Here's another thing that makes me roll my eyes when I hear people talking about “Interstellar”. It is just so filled with love and passion. It is so obvious that you notice it even if you're trying to look away. Say what you will of the movie's flaws, but this is a project made by a director who truly loves cinema. To me, watching “Interstellar” is pretty close to watching a couple passionately kissing in the middle of the street. It is so crystal clear that they're having a thing going that it infuriates you. And when it comes to cinema, the love some of us have for it can be both divisive and unifying.

This love of cinema is most commonly known as cinephilia, a portmanteau of the words cinema and philia (one of the four ancient Greek words for love). The French philosopher Jacques Rancière said, during an interview that he gave back in 2010, that cinephilia is composed both of the sharing of love for cinema and of something which is more reflective. This reflective something he places in what he calls a "kingdom of shadows", an immaterial place where cinema actually happens, between the screen and the viewer, our memory. The act of remembering a movie is something we often don't pay attention to, even though it is the only way a movie can exist for us outside the cinema or TV screen.
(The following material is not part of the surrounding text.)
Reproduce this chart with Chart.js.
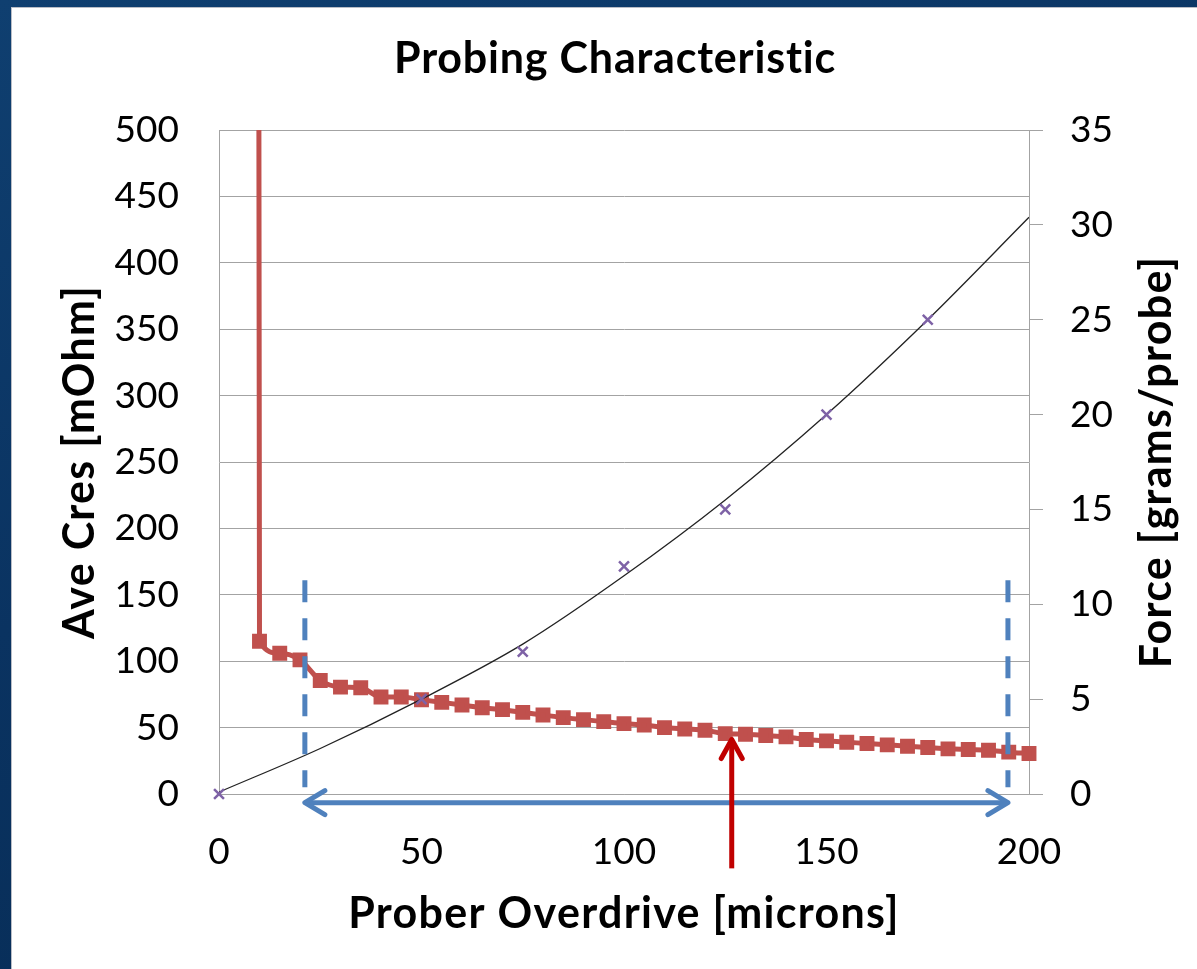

When talking about his experience as a young movie goer and lover, Rancière points out that this "was a very important thing about cinephilia: it was based on a work of remembering, with all its alterations, because films were less available." And it is these alterations that we, critics, ordinary moviegoers, and directors alike, all have in common, they are our way of re-editing a movie in our mind. For these reasons, Rancière concludes that "cinema is also an art of the spectator.".

Movie spectatorship as we experience it today is closer to what sports rivalries are. There is a team or a club whose honor has to be defended at all costs and this means that the other team or club has to be absolutely obliterated. These clubs can be anything from Dogme 95' to the Marvel franchise. Movies like “The Last Jedi” can divide audiences to such an extent that online arguments turn into actual cyberbullying. It is what happened to Kelly Marie Tran, who was harassed by the self-proclaimed die-hard fans of Star Wars up to the point where she had to delete her Instagram account. This is not cinephilia. 

In the same interview, Jacques Rancière also mentions that when we experience cinema the act looking is what gives us power over it while also allowing the medium itself to exercise its influence over us. And in relation to it, we have a culture of the look that we all have access to nowadays. But like all accessible things this too can be taken for granted. Just because we have access to it it doesn't mean we fully understand it. Which is another way of saying that just because we are looking it doesn't mean we're actually seeing. 

Love does transcend time and so can cinema. What they can't do is to divide us. That is something else and we shouldn't trust it, even if we think we can understand it.